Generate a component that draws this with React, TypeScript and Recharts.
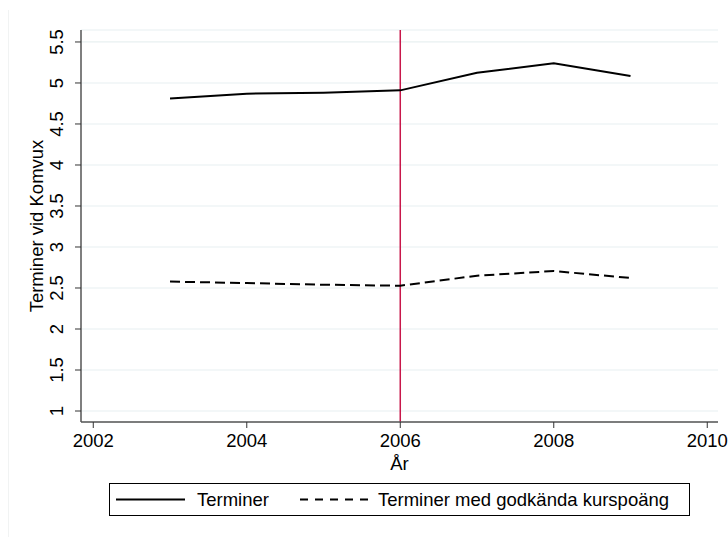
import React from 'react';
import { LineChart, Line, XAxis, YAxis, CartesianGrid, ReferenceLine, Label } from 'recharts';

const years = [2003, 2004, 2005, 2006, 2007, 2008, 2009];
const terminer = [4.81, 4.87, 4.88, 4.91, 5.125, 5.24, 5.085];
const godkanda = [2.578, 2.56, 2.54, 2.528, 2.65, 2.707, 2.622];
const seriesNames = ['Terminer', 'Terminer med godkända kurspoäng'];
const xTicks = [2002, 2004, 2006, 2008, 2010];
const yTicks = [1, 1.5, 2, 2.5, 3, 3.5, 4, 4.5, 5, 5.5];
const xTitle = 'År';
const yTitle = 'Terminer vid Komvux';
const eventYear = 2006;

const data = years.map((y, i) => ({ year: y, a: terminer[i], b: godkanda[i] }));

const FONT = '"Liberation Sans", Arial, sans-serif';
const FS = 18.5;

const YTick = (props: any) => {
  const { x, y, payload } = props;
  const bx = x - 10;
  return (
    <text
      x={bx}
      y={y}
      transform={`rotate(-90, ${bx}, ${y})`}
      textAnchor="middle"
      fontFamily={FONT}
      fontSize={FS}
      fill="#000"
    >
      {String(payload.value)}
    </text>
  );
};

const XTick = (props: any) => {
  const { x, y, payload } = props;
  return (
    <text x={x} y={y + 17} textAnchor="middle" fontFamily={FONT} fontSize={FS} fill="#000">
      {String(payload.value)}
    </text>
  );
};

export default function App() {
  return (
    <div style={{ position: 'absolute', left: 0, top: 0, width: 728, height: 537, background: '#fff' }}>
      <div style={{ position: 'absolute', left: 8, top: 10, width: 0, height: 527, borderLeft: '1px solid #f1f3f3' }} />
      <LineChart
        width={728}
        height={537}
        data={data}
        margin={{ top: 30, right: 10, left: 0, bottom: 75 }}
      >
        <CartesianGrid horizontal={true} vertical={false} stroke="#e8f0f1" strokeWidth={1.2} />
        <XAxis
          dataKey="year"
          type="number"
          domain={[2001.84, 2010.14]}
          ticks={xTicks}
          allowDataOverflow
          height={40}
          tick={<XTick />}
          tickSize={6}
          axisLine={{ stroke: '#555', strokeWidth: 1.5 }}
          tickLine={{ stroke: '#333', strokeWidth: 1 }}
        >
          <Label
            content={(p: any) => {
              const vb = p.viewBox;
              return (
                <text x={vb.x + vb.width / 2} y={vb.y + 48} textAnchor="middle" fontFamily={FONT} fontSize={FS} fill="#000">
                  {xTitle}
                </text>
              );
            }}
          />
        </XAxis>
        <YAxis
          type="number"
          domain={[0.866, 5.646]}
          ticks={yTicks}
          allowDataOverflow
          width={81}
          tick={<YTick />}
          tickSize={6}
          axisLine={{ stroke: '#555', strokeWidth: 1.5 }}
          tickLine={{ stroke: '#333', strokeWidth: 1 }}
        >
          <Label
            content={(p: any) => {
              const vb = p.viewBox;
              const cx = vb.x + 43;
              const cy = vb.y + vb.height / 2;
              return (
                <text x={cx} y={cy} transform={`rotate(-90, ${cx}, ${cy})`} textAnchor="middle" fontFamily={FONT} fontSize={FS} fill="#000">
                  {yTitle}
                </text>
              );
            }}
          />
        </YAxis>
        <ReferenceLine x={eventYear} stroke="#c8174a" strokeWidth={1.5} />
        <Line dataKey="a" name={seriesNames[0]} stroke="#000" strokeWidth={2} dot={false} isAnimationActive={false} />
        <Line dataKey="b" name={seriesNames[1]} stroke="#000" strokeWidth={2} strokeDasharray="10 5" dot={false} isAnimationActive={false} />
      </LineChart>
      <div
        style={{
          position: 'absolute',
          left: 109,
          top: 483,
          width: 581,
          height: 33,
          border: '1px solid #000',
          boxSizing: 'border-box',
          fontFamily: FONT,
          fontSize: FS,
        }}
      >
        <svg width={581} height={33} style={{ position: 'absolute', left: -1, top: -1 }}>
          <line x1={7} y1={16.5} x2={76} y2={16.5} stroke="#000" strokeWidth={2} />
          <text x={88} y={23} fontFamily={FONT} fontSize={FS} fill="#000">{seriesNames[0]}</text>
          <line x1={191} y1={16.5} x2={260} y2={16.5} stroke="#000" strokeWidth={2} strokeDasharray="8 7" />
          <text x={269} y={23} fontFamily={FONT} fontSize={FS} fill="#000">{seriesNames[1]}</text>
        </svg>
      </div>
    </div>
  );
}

+++

### [SET TASK]
Take the material above from its first line through the line holding "const FS = 18.5;" and set it down exactly, without the pictures.

### [THE SOLUTION]
Generate a component that draws this with React, TypeScript and Recharts.
import React from 'react';
import { LineChart, Line, XAxis, YAxis, CartesianGrid, ReferenceLine, Label } from 'recharts';

const years = [2003, 2004, 2005, 2006, 2007, 2008, 2009];
const terminer = [4.81, 4.87, 4.88, 4.91, 5.125, 5.24, 5.085];
const godkanda = [2.578, 2.56, 2.54, 2.528, 2.65, 2.707, 2.622];
const seriesNames = ['Terminer', 'Terminer med godkända kurspoäng'];
const xTicks = [2002, 2004, 2006, 2008, 2010];
const yTicks = [1, 1.5, 2, 2.5, 3, 3.5, 4, 4.5, 5, 5.5];
const xTitle = 'År';
const yTitle = 'Terminer vid Komvux';
const eventYear = 2006;

const data = years.map((y, i) => ({ year: y, a: terminer[i], b: godkanda[i] }));

const FONT = '"Liberation Sans", Arial, sans-serif';
const FS = 18.5;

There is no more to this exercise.